I see the words people say. When someone speaks – and especially when I am speaking – I see the words being spoken like closed captioning.
For a long time, I thought everyone did this.
Then, one day, I asked a colleague if she was as annoyed as me by an administrator’s speech pattern. The administrator in question tended to stop midsentence and begin a new sentence, making her words appear jumbled and filled with ellipses and em-dashes in my mind.
Punctuation can be difficult if people constantly stop midsentence to begin a new idea.
I explained this to my colleague, who thought I was crazy.
“You see her words? What are you talking about?”
Then I checked with others, and they thought I was crazy, too. No one saw the words being spoken like closed captioning.
I couldn’t believe it.
Then, a few years later, I found someone who does. He sees the words being spoken just like me.
I was so excited. I was no longer a lone loon.
Then I discovered that it has a name.
“Ticker tape synesthesia” is the automatic and involuntary visualization of words that appear like subtitles when listening, speaking, or thinking. Scientists speculate that tickertaping derives from atypical brain functioning akin to dyslexia.
TTS was first reported in 1883 by Francis Galton, Darwin’s polymath half-cousin, who stated that “some few persons see mentally in print every word that is uttered, and they read them off usually as from a long imaginary strip of paper, such as is unwound from telegraphic instruments.”

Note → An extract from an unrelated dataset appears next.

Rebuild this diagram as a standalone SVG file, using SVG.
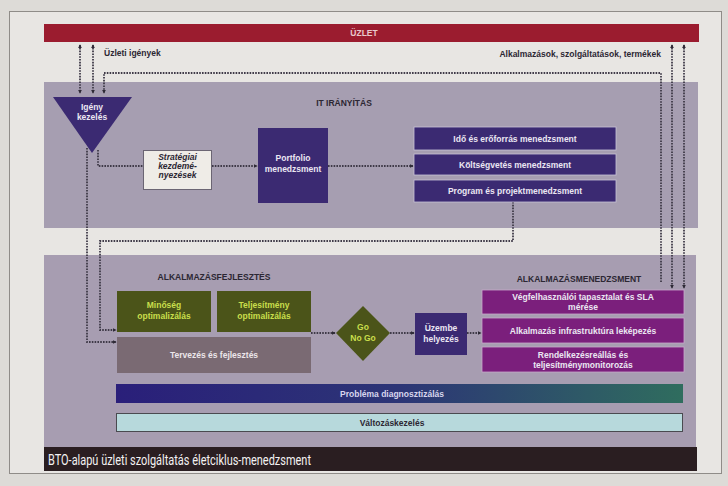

That’s not exactly how I see the words people speak, but it’s close.
Ticker tape synesthesia is rare. It seems to have a slight propensity to run in families. It doesn’t hinder a person in any way except those with difficulty focusing in a room full of speakers.
Happily, this is not a problem for me. Though it requires no effort to see the words being spoken (or, as Charlie recently pointed out, being sung, too), I can sort of push them away a bit, too, when desired. Move them into the background. I can still see them, but they can be made less prominent. Also. when I focused on another task, like driving, they tend to move into the background on their own.
TTS has no discernible advantages that I can see, and scientists have found none, so it’s just something I do, absent any meaningful impact on my life.
A superpower of sorts without any actual use.
Figures.
Except it made me feel a little odd for a long time. Different from humanity and curious about why I do something that no one else seemingly did.
Happily, that is no longer the case. As rare as TTS may be, fellow captioners exist. I’m no longer a singular oddball.
Admittedly, even this wasn’t much of a problem since my real superpower is a general lack of concern over what others think of me.